• [DO THIS]: Using the records below, copy exactly the part that opens with the line holding "Output the Python" and closes with the line holding "from bokeh.resources import INLINE", minus the pictures.

(Excerpt from a dataset)
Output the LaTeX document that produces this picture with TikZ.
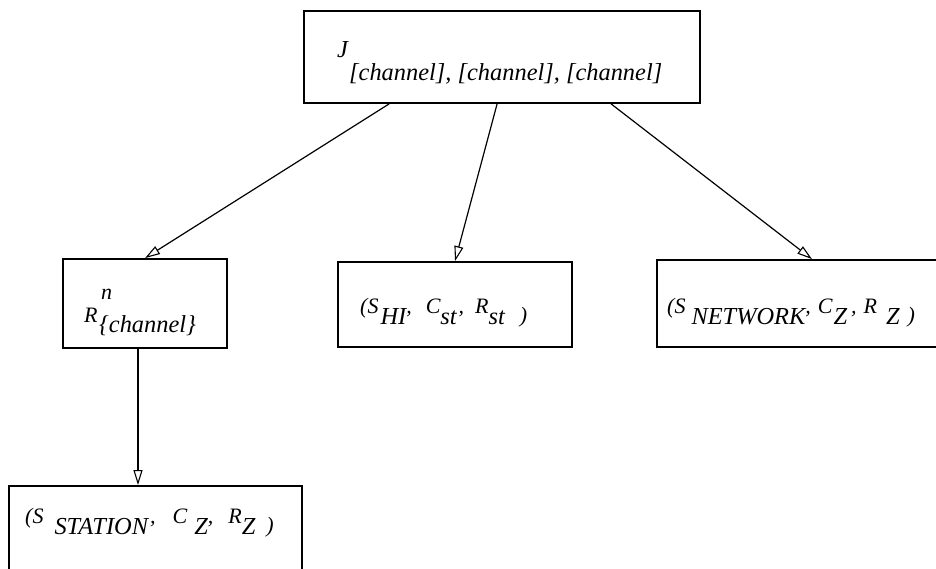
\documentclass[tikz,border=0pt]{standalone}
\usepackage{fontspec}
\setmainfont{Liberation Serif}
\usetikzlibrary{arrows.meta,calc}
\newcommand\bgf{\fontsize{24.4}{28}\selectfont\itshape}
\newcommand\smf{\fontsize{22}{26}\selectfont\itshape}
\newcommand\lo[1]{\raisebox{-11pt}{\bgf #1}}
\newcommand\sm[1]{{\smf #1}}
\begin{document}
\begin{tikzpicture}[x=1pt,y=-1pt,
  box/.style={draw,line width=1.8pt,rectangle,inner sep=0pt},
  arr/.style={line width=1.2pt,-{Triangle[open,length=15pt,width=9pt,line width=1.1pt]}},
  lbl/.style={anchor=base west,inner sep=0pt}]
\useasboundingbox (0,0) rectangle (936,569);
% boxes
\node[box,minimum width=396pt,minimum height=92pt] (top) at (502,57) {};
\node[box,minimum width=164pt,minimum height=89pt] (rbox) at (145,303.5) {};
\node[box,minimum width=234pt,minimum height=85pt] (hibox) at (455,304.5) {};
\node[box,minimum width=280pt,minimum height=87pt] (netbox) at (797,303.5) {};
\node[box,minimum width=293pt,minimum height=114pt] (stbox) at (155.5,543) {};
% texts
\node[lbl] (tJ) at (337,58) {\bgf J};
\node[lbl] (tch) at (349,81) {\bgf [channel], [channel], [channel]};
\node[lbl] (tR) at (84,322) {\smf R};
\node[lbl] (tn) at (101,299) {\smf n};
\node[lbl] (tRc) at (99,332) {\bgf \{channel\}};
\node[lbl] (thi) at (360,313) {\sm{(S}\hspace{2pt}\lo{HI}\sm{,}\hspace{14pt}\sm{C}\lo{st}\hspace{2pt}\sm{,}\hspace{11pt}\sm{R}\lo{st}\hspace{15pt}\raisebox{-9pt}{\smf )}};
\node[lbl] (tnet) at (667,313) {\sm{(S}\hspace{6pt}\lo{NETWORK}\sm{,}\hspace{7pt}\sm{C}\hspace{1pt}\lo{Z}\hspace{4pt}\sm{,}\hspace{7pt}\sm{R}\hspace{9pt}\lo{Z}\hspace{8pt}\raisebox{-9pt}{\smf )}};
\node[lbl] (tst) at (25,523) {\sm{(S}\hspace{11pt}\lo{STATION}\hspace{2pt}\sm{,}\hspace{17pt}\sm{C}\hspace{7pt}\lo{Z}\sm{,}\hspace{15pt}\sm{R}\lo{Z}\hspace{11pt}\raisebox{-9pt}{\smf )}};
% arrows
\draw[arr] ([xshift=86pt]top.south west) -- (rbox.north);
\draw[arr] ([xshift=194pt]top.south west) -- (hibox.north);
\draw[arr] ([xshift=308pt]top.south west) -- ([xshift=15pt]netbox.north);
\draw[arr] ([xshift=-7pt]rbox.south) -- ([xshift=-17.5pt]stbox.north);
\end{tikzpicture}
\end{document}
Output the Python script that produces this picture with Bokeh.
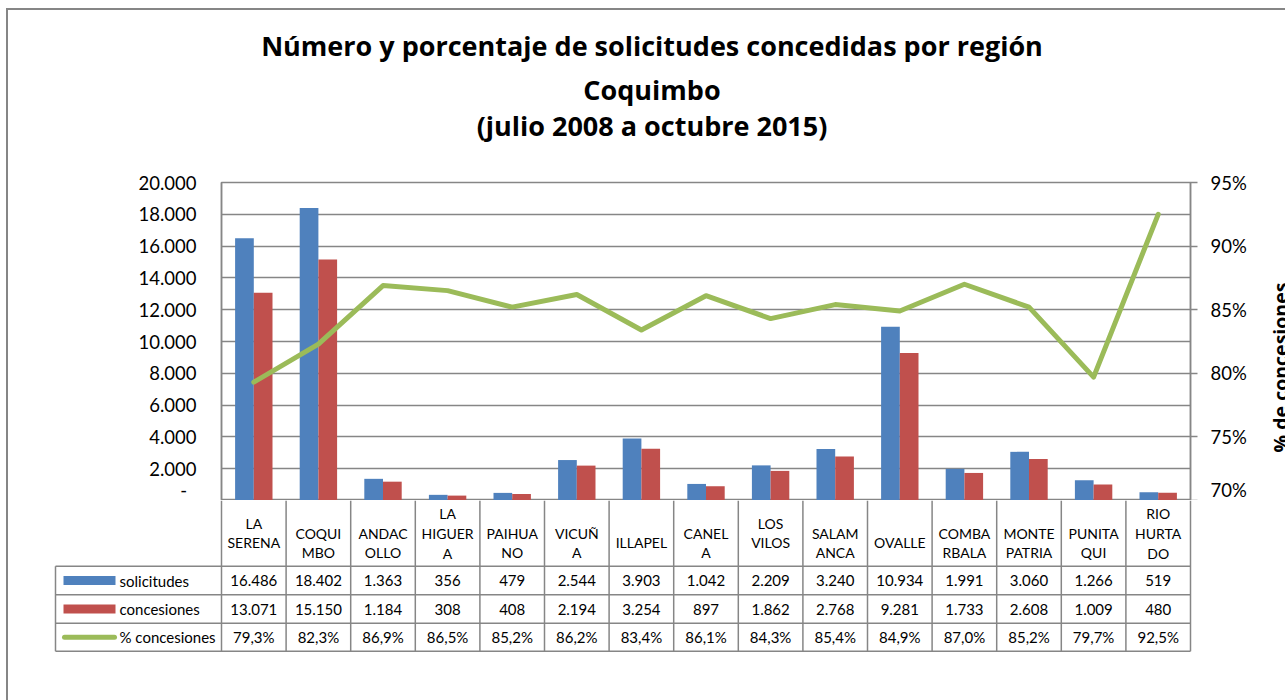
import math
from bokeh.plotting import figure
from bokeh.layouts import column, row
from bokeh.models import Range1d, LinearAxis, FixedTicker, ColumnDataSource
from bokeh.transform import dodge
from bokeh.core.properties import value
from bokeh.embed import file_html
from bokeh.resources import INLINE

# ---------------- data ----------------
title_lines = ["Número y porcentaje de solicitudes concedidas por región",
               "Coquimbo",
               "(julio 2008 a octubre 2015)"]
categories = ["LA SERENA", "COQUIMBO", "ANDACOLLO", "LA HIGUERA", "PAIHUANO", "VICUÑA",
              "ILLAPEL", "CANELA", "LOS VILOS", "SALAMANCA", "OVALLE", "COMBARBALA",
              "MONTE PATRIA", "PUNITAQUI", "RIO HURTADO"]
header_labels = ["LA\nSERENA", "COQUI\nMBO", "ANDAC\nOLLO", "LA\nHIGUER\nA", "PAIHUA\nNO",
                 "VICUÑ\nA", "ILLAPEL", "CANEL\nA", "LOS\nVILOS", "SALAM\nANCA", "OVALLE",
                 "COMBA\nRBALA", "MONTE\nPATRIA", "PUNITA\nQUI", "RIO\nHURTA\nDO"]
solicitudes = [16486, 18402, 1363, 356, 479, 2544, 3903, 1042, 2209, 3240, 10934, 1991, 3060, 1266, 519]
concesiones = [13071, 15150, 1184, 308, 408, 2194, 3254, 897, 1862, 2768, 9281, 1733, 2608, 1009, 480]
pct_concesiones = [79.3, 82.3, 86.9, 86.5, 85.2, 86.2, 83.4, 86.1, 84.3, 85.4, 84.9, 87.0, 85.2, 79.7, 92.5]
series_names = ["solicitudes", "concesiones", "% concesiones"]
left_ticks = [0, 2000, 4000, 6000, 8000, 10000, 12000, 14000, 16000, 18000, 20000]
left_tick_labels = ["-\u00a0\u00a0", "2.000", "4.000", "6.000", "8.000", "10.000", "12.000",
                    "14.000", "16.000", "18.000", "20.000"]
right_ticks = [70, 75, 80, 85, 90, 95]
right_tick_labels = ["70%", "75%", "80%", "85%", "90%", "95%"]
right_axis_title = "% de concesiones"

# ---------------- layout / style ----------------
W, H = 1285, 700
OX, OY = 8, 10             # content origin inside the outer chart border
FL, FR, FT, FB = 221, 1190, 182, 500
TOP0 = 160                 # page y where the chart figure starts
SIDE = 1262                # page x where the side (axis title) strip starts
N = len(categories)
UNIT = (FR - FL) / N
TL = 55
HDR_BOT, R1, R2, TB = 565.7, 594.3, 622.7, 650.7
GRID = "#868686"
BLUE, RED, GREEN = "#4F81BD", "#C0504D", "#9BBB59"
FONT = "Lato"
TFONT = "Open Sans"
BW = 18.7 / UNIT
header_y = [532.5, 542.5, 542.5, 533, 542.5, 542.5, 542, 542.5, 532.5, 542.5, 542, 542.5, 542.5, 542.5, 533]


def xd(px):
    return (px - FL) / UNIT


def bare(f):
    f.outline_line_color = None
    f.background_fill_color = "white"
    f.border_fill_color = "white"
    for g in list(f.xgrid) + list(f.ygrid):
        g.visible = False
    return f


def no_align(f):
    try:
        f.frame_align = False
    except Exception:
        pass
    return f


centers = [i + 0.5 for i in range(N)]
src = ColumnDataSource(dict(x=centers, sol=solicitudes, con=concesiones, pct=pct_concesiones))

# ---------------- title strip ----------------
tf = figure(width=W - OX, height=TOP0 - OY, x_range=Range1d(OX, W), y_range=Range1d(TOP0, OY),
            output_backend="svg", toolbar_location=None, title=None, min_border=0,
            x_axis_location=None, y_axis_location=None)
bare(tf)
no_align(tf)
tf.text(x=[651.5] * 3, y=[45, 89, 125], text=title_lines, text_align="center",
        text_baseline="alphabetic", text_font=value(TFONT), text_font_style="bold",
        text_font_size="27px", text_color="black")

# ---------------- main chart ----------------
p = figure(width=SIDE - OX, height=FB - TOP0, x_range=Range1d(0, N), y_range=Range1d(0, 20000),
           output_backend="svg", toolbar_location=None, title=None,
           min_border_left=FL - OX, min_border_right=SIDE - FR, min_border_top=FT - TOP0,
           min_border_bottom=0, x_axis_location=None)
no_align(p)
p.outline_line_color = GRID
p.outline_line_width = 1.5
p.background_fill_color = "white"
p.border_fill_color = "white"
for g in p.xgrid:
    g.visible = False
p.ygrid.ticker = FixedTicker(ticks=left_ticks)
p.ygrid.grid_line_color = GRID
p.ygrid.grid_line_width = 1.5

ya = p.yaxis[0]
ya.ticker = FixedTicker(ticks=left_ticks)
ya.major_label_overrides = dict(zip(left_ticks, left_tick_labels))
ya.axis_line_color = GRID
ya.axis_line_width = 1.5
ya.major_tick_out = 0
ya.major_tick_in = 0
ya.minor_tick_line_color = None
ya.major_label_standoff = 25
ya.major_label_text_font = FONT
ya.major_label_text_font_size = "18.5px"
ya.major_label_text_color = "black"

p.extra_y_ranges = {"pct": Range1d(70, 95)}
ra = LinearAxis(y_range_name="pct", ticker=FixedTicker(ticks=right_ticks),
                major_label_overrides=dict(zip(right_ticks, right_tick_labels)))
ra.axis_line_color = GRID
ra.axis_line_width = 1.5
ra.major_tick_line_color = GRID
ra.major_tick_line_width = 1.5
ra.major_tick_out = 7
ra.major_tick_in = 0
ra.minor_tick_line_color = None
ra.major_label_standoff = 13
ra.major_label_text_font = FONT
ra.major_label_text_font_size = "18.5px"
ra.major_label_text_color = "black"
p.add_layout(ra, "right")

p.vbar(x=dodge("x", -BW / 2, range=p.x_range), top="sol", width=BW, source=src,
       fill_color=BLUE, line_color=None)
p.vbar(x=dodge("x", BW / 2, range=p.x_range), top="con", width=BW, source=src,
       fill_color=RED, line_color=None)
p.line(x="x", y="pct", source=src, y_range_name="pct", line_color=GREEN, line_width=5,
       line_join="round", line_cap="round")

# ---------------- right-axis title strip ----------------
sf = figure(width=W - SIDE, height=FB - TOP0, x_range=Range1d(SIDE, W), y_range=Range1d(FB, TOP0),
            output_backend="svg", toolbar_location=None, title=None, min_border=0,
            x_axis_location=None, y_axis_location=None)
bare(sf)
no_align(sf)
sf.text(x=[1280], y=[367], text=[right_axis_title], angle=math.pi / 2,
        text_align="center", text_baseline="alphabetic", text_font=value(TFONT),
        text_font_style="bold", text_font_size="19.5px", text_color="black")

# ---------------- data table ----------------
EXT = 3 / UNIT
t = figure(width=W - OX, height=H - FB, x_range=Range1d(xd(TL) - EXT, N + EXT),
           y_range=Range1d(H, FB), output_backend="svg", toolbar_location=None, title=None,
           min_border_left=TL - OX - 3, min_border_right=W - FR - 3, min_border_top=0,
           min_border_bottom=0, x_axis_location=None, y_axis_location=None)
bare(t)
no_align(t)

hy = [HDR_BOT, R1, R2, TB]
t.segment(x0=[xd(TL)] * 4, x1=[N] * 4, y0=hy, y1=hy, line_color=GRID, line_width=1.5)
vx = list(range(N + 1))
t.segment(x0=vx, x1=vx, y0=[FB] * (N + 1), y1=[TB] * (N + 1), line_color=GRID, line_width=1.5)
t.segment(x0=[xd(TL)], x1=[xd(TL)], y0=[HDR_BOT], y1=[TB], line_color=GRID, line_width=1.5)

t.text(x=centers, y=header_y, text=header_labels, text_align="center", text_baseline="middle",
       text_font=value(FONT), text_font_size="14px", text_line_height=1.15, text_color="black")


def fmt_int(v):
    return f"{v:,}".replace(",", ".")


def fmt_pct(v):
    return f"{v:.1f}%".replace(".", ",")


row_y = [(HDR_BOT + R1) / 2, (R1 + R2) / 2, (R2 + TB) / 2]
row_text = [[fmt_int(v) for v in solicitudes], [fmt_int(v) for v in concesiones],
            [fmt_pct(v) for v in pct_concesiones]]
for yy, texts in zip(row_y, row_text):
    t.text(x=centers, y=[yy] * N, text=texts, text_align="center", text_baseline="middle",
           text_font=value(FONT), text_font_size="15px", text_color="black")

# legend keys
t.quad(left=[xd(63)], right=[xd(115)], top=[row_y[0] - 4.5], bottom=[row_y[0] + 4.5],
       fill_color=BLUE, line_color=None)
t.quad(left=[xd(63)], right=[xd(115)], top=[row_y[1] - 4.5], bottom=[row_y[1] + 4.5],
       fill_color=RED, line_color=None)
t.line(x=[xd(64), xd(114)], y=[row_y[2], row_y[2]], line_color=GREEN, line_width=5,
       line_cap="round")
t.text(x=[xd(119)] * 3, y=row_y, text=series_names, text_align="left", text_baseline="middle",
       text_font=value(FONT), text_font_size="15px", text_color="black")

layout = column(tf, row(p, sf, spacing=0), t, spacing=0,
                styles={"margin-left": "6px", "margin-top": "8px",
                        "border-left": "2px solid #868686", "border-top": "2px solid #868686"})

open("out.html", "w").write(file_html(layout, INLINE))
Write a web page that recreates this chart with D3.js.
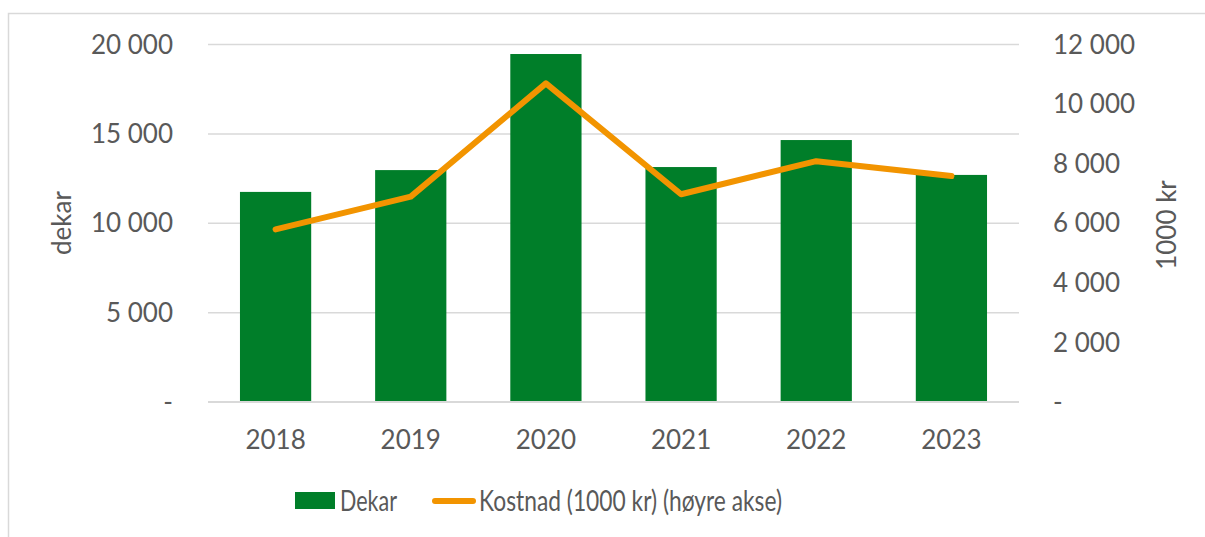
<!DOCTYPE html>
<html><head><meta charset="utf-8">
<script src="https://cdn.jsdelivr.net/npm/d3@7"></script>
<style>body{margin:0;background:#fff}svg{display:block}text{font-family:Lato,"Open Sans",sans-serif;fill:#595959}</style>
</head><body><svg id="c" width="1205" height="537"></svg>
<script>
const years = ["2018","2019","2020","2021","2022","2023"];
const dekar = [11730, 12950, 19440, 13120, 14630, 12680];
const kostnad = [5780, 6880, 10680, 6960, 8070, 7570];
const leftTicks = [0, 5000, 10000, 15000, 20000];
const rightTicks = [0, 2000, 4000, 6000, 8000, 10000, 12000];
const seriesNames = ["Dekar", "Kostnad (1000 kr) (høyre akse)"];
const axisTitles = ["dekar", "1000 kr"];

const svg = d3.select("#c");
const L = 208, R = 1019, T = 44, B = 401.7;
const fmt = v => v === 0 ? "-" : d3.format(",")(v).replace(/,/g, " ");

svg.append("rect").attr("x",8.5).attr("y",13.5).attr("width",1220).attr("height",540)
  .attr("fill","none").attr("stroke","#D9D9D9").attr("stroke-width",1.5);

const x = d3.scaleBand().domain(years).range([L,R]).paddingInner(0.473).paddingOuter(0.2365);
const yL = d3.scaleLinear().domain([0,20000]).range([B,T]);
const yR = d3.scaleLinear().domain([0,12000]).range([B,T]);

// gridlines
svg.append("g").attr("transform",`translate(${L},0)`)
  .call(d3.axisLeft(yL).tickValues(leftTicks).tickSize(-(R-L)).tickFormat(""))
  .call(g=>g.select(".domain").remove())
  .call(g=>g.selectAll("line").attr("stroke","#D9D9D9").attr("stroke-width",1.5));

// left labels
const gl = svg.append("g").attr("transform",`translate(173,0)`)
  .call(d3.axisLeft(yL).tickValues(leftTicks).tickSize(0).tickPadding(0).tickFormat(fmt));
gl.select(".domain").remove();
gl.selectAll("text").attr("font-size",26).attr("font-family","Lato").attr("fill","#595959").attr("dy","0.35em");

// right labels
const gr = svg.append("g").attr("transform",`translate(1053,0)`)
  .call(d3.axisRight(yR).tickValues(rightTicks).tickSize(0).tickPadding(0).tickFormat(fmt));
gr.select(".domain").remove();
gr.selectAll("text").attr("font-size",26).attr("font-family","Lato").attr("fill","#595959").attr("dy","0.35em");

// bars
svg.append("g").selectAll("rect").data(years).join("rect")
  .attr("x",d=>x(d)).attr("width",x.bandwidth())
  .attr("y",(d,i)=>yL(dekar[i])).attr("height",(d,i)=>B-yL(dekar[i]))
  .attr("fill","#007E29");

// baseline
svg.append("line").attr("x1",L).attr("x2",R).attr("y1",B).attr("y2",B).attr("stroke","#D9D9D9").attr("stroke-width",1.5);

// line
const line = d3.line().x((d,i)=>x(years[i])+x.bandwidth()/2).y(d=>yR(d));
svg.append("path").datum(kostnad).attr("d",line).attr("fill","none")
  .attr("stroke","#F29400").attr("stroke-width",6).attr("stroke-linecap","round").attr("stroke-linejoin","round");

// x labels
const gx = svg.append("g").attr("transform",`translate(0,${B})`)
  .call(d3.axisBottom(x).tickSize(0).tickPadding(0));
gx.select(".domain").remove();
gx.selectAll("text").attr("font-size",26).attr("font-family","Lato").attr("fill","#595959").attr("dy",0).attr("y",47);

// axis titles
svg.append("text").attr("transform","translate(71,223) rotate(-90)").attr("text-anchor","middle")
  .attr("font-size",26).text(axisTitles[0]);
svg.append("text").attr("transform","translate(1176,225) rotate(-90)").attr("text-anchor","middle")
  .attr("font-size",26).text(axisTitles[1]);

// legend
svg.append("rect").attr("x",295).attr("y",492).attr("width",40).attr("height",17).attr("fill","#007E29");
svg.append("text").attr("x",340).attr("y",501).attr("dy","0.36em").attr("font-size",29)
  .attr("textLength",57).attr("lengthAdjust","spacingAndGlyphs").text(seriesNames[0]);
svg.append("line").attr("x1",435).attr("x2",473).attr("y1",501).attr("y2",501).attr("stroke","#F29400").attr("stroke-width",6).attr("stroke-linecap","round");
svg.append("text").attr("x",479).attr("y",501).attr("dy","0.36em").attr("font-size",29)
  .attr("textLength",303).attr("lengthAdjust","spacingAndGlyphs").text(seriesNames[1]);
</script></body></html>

• [COMPLETE RESPONSE]:
Output the Python script that produces this picture with Bokeh.
import math
from bokeh.plotting import figure
from bokeh.layouts import column, row
from bokeh.models import Range1d, LinearAxis, FixedTicker, ColumnDataSource
from bokeh.transform import dodge
from bokeh.core.properties import value
from bokeh.embed import file_html
from bokeh.resources import INLINE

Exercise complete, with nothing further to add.